[start of Given information]

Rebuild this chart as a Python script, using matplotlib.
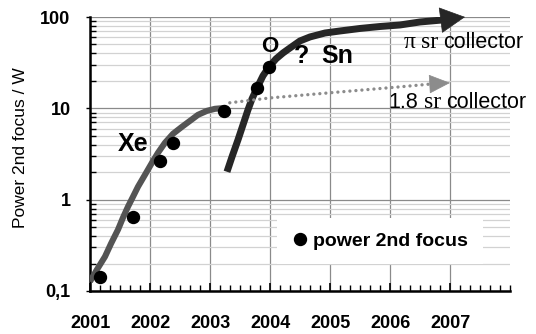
import matplotlib
matplotlib.use("Agg")
import matplotlib.pyplot as plt
from matplotlib.ticker import FixedLocator, MultipleLocator, LogLocator, NullFormatter
from matplotlib.offsetbox import TextArea, HPacker, AnnotationBbox

plt.rcParams['font.family'] = ['Liberation Sans', 'DejaVu Sans']

# measured power at the 2nd focus (W)
meas_year = [2001.17, 2001.72, 2002.17, 2002.38, 2003.23, 2003.78, 2003.98]
meas_power = [0.144, 0.65, 2.67, 4.2, 9.4, 16.7, 28.4]

# Xe trend
xe_year = [2001.0, 2001.117, 2001.25, 2001.35, 2001.467, 2001.55, 2001.633,
           2001.717, 2001.8, 2001.917, 2002.033, 2002.133, 2002.25, 2002.383,
           2002.533, 2002.667, 2002.8, 2002.95, 2003.083, 2003.25]
xe_power = [0.127, 0.172, 0.238, 0.330, 0.470, 0.636, 0.838, 1.078, 1.387,
            1.876, 2.538, 3.26, 4.20, 5.26, 6.28, 7.30, 8.49, 9.39, 9.88, 10.1]

# Sn trend with pi sr collector
sn_year = [2003.283, 2003.367, 2003.467, 2003.55, 2003.633, 2003.7, 2003.783,
           2003.883, 2003.983, 2004.1, 2004.217, 2004.333, 2004.5, 2004.667,
           2004.917, 2005.167, 2005.5, 2005.833, 2006.167, 2006.5, 2006.867]
sn_power = [2.02, 2.95, 4.53, 6.60, 9.63, 12.7, 16.7, 22.7, 28.4, 34.8, 40.4,
            45.8, 54.7, 60.5, 66.8, 70.3, 74.9, 78.7, 81.8, 88.2, 92.7]
sn_tip = (2007.25, 100.0)

# 1.8 sr collector extrapolation
col18_year = [2003.33, 2004.0, 2005.0, 2006.17, 2006.7]
col18_power = [11.5, 13.0, 14.8, 17.2, 18.5]
col18_tip = (2007.0, 19.0)

years = [2001, 2002, 2003, 2004, 2005, 2006, 2007]
year_labels = [str(y) for y in years]
power_ticks = [0.1, 1, 10, 100]
power_labels = ['0,1', '1', '10', '100']

fig = plt.figure(figsize=(5.36, 3.34), dpi=100)
ax = fig.add_axes([90 / 536, 43 / 334, 420 / 536, 274 / 334])
ax.set_yscale('log')
ax.set_xlim(2001, 2008)
ax.set_ylim(0.1, 100)

ax.xaxis.set_major_locator(FixedLocator(years))
ax.set_xticklabels(year_labels, fontweight='bold', fontsize=13)
ax.xaxis.set_minor_locator(MultipleLocator(1 / 6))
ax.yaxis.set_major_locator(FixedLocator(power_ticks))
ax.set_yticklabels(power_labels, fontweight='bold', fontsize=13)
ax.yaxis.set_minor_locator(LogLocator(base=10, subs=range(2, 10)))
ax.yaxis.set_minor_formatter(NullFormatter())

ax.grid(which='major', axis='both', color='#8a8a8a', lw=0.9)
ax.grid(which='minor', axis='y', color='#d2d2d2', lw=0.9)
ax.set_axisbelow(True)

ax.tick_params(axis='x', which='major', direction='in', length=6, width=1.2, pad=17)
ax.tick_params(axis='x', which='minor', direction='in', length=4, width=1.0)
ax.tick_params(axis='y', which='major', direction='out', length=3, width=1.0, pad=11)
ax.tick_params(axis='y', which='minor', direction='in', length=4.5, width=1.0)

for s in ('top', 'right'):
    ax.spines[s].set_visible(False)
for s in ('left', 'bottom'):
    ax.spines[s].set_linewidth(1.8)
    ax.spines[s].set_color('black')

# trend curves
ax.plot(xe_year, xe_power, color='#545454', lw=4.4, solid_capstyle='butt',
        solid_joinstyle='round', zorder=3)
ax.plot(sn_year, sn_power, color='#262626', lw=5.0, solid_capstyle='butt',
        solid_joinstyle='round', zorder=3)
ax.annotate('', xy=sn_tip, xytext=(sn_year[-1], sn_power[-1]),
            arrowprops=dict(arrowstyle='-|>,head_length=1.0,head_width=0.52',
                            mutation_scale=17, color='#262626', lw=0.5,
                            shrinkA=0, shrinkB=0), zorder=3)

ax.plot(col18_year, col18_power, color='#8c8c8c', lw=2.4,
        linestyle=(0, (0.01, 1.8)), dash_capstyle='round', zorder=3)
ax.annotate('', xy=col18_tip, xytext=(col18_year[-1], col18_power[-1]),
            arrowprops=dict(arrowstyle='-|>,head_length=1.0,head_width=0.45',
                            mutation_scale=14, color='#8c8c8c', lw=0.5,
                            shrinkA=0, shrinkB=0), zorder=3)

# measurements
ax.plot(meas_year, meas_power, 'o', color='black', ms=8.6, zorder=4,
        label='power 2nd focus')

# annotations
ax.text(2001.72, 4.1, 'Xe', fontsize=18, fontweight='bold', ha='center', va='center')
ax.text(2004.0, 47, 'O', fontsize=16, fontweight='bold', ha='center', va='center')
ax.text(2004.53, 37.5, '?', fontsize=18, fontweight='bold', ha='center', va='center')
ax.text(2005.12, 37.5, 'Sn', fontsize=18, fontweight='bold', ha='center', va='center')


def collector_label(parts, xy):
    boxes = [TextArea(t, textprops=dict(fontfamily=f, fontsize=s, color='black'))
             for t, f, s in parts]
    pack = HPacker(children=boxes, align='baseline', pad=0, sep=4.0)
    ab = AnnotationBbox(pack, xy, xycoords='data', box_alignment=(0, 0.5),
                        frameon=False, pad=0, annotation_clip=False, zorder=5)
    ax.add_artist(ab)


collector_label([('π', 'Liberation Serif', 17), ('sr', 'Liberation Serif', 17),
                 ('collector', 'Liberation Sans', 15.5)], (2006.22, 52))
collector_label([('1.8', 'Liberation Sans', 15.5), ('sr', 'Liberation Serif', 17),
                 ('collector', 'Liberation Sans', 15.5)], (2005.97, 11.5))

leg = ax.legend(loc='center', bbox_to_anchor=((380 - 90) / 420, (291 - 241) / 274),
                frameon=True, fancybox=False, framealpha=1, facecolor='white',
                edgecolor='none', handlelength=0.8, handletextpad=0.3,
                borderpad=0.75, prop=dict(weight='bold', size=14))
leg.set_zorder(6)

fig.text(21 / 536, 1 - 148 / 334, 'Power 2nd focus / W', rotation=90,
         ha='center', va='center', fontsize=12.5)

fig.savefig('out.png', dpi=100, facecolor='white')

[end of Given information]

Objective — Please repeat exactly the data above from its first line to the line that contains "sn_tip = (2007.25, 100.0)", inclusive, and leave every picture out.

Result below —
Rebuild this chart as a Python script, using matplotlib.
import matplotlib
matplotlib.use("Agg")
import matplotlib.pyplot as plt
from matplotlib.ticker import FixedLocator, MultipleLocator, LogLocator, NullFormatter
from matplotlib.offsetbox import TextArea, HPacker, AnnotationBbox

plt.rcParams['font.family'] = ['Liberation Sans', 'DejaVu Sans']

# measured power at the 2nd focus (W)
meas_year = [2001.17, 2001.72, 2002.17, 2002.38, 2003.23, 2003.78, 2003.98]
meas_power = [0.144, 0.65, 2.67, 4.2, 9.4, 16.7, 28.4]

# Xe trend
xe_year = [2001.0, 2001.117, 2001.25, 2001.35, 2001.467, 2001.55, 2001.633,
           2001.717, 2001.8, 2001.917, 2002.033, 2002.133, 2002.25, 2002.383,
           2002.533, 2002.667, 2002.8, 2002.95, 2003.083, 2003.25]
xe_power = [0.127, 0.172, 0.238, 0.330, 0.470, 0.636, 0.838, 1.078, 1.387,
            1.876, 2.538, 3.26, 4.20, 5.26, 6.28, 7.30, 8.49, 9.39, 9.88, 10.1]

# Sn trend with pi sr collector
sn_year = [2003.283, 2003.367, 2003.467, 2003.55, 2003.633, 2003.7, 2003.783,
           2003.883, 2003.983, 2004.1, 2004.217, 2004.333, 2004.5, 2004.667,
           2004.917, 2005.167, 2005.5, 2005.833, 2006.167, 2006.5, 2006.867]
sn_power = [2.02, 2.95, 4.53, 6.60, 9.63, 12.7, 16.7, 22.7, 28.4, 34.8, 40.4,
            45.8, 54.7, 60.5, 66.8, 70.3, 74.9, 78.7, 81.8, 88.2, 92.7]
sn_tip = (2007.25, 100.0)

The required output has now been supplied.